Rows from a dataset of charts and code
------------------------------------------------------------

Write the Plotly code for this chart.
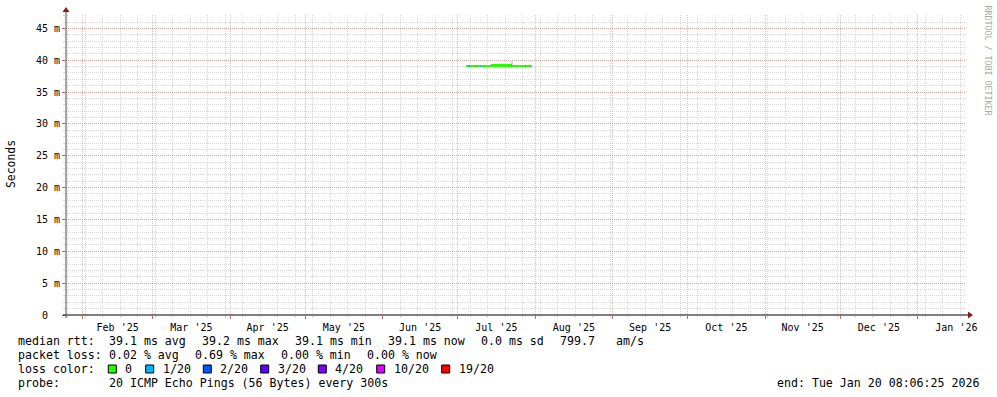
import plotly.graph_objects as go
import pandas as pd

# ---------------- data ----------------
START_TIME = "2025-01-25 08:06:25"
END_TIME = "2026-01-20 08:06:25"

bin_start = "2025-07-04 12:00:00"   # first consolidated sample
bin_hours = 12
median_ms = [
    39.1, 39.1, 39.1, 39.1, 39.1, 39.1, 39.1, 39.1, 39.1, 39.1,
    39.1, 39.1, 39.1, 39.1, 39.1, 39.1, 39.1, 39.1, 39.1, 39.1,
    39.2, 39.2, 39.2, 39.2, 39.2, 39.2, 39.2, 39.2, 39.2, 39.2,
    39.2, 39.2, 39.2, 39.2, 39.2, 39.2, 39.1, 39.1, 39.1, 39.1,
    39.1, 39.1, 39.1, 39.1, 39.1, 39.1, 39.1, 39.1, 39.1, 39.1,
    39.1, 39.1,
]
loss_pings = [
    0, 0, 1, 0, 0, 0, 0, 1, 0, 0,
    0, 1, 0, 0, 0, 0, 0, 0, 0, 0,
    0, 0, 0, 0, 0, 0, 0, 0, 0, 0,
    0, 0, 0, 0, 0, 0, 1, 0, 0, 0,
    0, 0, 0, 0, 0, 0, 0, 1, 0, 0,
    0, 0,
]
smoke_bins = ["2025-07-22 12:00:00"]
smoke_low_ms = [39.1]
smoke_high_ms = [39.87]

loss_steps = [0, 1, 2, 3, 4, 10, 19]
loss_labels = ["0", "1/20", "2/20", "3/20", "4/20", "10/20", "19/20"]
loss_colors = ["#26ff00", "#00b8ff", "#0059ff", "#5e00ff", "#7e00ff", "#dd00ff", "#ff0000"]

y_ticks = [0, 5, 10, 15, 20, 25, 30, 35, 40, 45]
y_tick_labels = ["0\u00a0\u00a0"] + [f"{v} m" for v in y_ticks[1:]]
Y_MAX = 47.1

legend_rtt = ["median rtt:", "39.1 ms avg", "39.2 ms max", "39.1 ms min",
              "39.1 ms now", "0.0 ms sd", "799.7", "am/s"]
legend_loss = ["packet loss:", "0.02 % avg", "0.69 % max", "0.00 % min", "0.00 % now"]
probe_text = ["probe:", "20 ICMP Echo Pings (56 Bytes) every 300s"]
end_text = "end: Tue Jan 20 08:06:25 2026"

# ---------------- layout geometry (pixels) ----------------
W, H = 997, 397
PL, PT, PW, PH = 66, 15, 900, 300


def px(x):
    return (x - PL) / PW


def py(y):
    return (PT + PH - y) / PH


MONO = "DejaVu Sans Mono"
MAJOR_GRID = "rgba(215,60,60,0.36)"
MINOR_GRID = "rgba(150,150,150,0.36)"
MAJOR_TICK = "rgba(150,40,40,0.7)"

# ---------------- traces ----------------
bin_ms = bin_hours * 3600 * 1000
starts = pd.date_range(bin_start, periods=len(median_ms), freq=f"{bin_hours}h")
centers = starts + pd.Timedelta(hours=bin_hours / 2)


def loss_color(n):
    c = loss_colors[0]
    for s, col in zip(loss_steps, loss_colors):
        if n >= s:
            c = col
    return c


half = 0.2
fig = go.Figure()

sm_centers = pd.to_datetime(smoke_bins) + pd.Timedelta(hours=bin_hours / 2)
fig.add_trace(go.Bar(
    x=sm_centers, base=smoke_low_ms,
    y=[h - l for h, l in zip(smoke_high_ms, smoke_low_ms)],
    width=bin_ms, marker=dict(color="#d4d4d4", line=dict(width=0)),
    showlegend=False, hoverinfo="skip",
))
fig.add_trace(go.Bar(
    x=centers, base=[m - half for m in median_ms], y=[2 * half] * len(median_ms),
    width=bin_ms, marker=dict(color=[loss_color(n) for n in loss_pings], line=dict(width=0)),
    showlegend=False, hoverinfo="skip",
))

shapes = []
annotations = []


def text(x, y, s, anchor="left", size=11.6, color="#000000", angle=0):
    annotations.append(dict(
        x=px(x), y=py(y), xref="paper", yref="paper", text=s, showarrow=False,
        xanchor=anchor, yanchor="middle", textangle=angle,
        font=dict(family=MONO, size=size, color=color),
    ))


# axes lines and arrows
shapes.append(dict(type="line", xref="paper", yref="paper", x0=px(63), x1=px(969),
                   y0=py(315), y1=py(315), line=dict(color="#000000", width=1), layer="above"))
shapes.append(dict(type="line", xref="paper", yref="paper", x0=px(66), x1=px(66),
                   y0=py(318), y1=py(11), line=dict(color="#505050", width=1), layer="above"))
shapes.append(dict(type="path", xref="paper", yref="paper",
                   path=f"M {px(968)} {py(311.5)} L {px(973)} {py(315)} L {px(968)} {py(318.5)} Z",
                   fillcolor="#8b1a1a", line=dict(width=0), layer="above"))
shapes.append(dict(type="path", xref="paper", yref="paper",
                   path=f"M {px(62.5)} {py(12)} L {px(66)} {py(7)} L {px(69.5)} {py(12)} Z",
                   fillcolor="#8b1a1a", line=dict(width=0), layer="above"))

# legend lines
rtt_x = [16, 107.3, 200.3, 293.3, 386, 479, 558.3, 614.3]
for x, s in zip(rtt_x, legend_rtt):
    text(x, 341, s)
loss_x = [16, 107.3, 193.3, 279.3, 365.3]
for x, s in zip(loss_x, legend_loss):
    text(x, 355, s)
text(16, 369, "loss color:")
box_x = [108.3, 145.7, 203.3, 260.7, 318.3, 376.7, 441.7]
for bx, lab, col in zip(box_x, loss_labels, loss_colors):
    shapes.append(dict(type="rect", xref="paper", yref="paper",
                       x0=px(bx), x1=px(bx + 8), y0=py(373), y1=py(365),
                       fillcolor=col, line=dict(color="#000000", width=1)))
    text(bx + 15, 369, lab)
text(16, 383, probe_text[0])
text(107.3, 383, probe_text[1])
text(980.5, 383, end_text, anchor="right")

# axis title and watermark
text(11, 164, "Seconds", anchor="center", size=11.4, angle=-90)
text(987.5, 60, "RRDTOOL / TOBI OETIKER", anchor="center", size=8.3, color="#a8a8a8", angle=90)

fig.update_layout(
    width=W, height=H,
    margin=dict(l=PL, r=W - PL - PW, t=PT, b=H - PT - PH, pad=0),
    paper_bgcolor="#ffffff", plot_bgcolor="#ffffff",
    barmode="overlay", bargap=0,
    shapes=shapes, annotations=annotations,
    showlegend=False,
    xaxis=dict(
        type="date", range=[START_TIME, END_TIME],
        tickmode="linear", tick0="2025-01-01", dtick="M1",
        ticklabelmode="period", tickformat="%b '%y",
        showgrid=True, gridcolor=MAJOR_GRID, griddash="1px,1px", gridwidth=1,
        ticks="outside", ticklen=3, tickcolor=MAJOR_TICK, tickwidth=1,
        tickfont=dict(family=MONO, size=10, color="#000000"),
        showline=False, zeroline=False,
        minor=dict(tickmode="linear", tick0="2025-01-05", dtick=7 * 86400000,
                   showgrid=True, gridcolor=MINOR_GRID, griddash="1px,1px", gridwidth=1,
                   ticks="outside", ticklen=2, tickcolor=MINOR_GRID),
        fixedrange=True,
    ),
    yaxis=dict(
        range=[0, Y_MAX],
        tickmode="array", tickvals=y_ticks, ticktext=y_tick_labels,
        showgrid=True, gridcolor=MAJOR_GRID, griddash="1px,1px", gridwidth=1,
        ticks="outside", ticklen=3, tickcolor=MAJOR_TICK, tickwidth=1,
        tickfont=dict(family=MONO, size=10, color="#000000"),
        showline=False, zeroline=False,
        minor=dict(tickmode="linear", tick0=0, dtick=1,
                   showgrid=True, gridcolor=MINOR_GRID, griddash="1px,1px", gridwidth=1,
                   ticks="outside", ticklen=2, tickcolor=MINOR_GRID),
        fixedrange=True,
    ),
)

fig.write_html("out.html", config={"displayModeBar": False})
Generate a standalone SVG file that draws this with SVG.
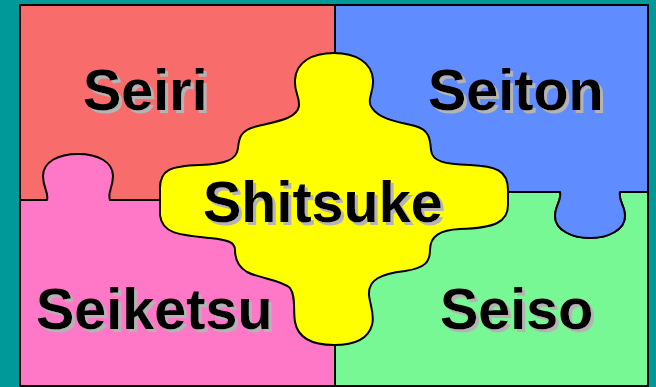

------------------------------------------------------------

Task
Say how many lines above contain the string "this". Answer with the number only.

Answer
2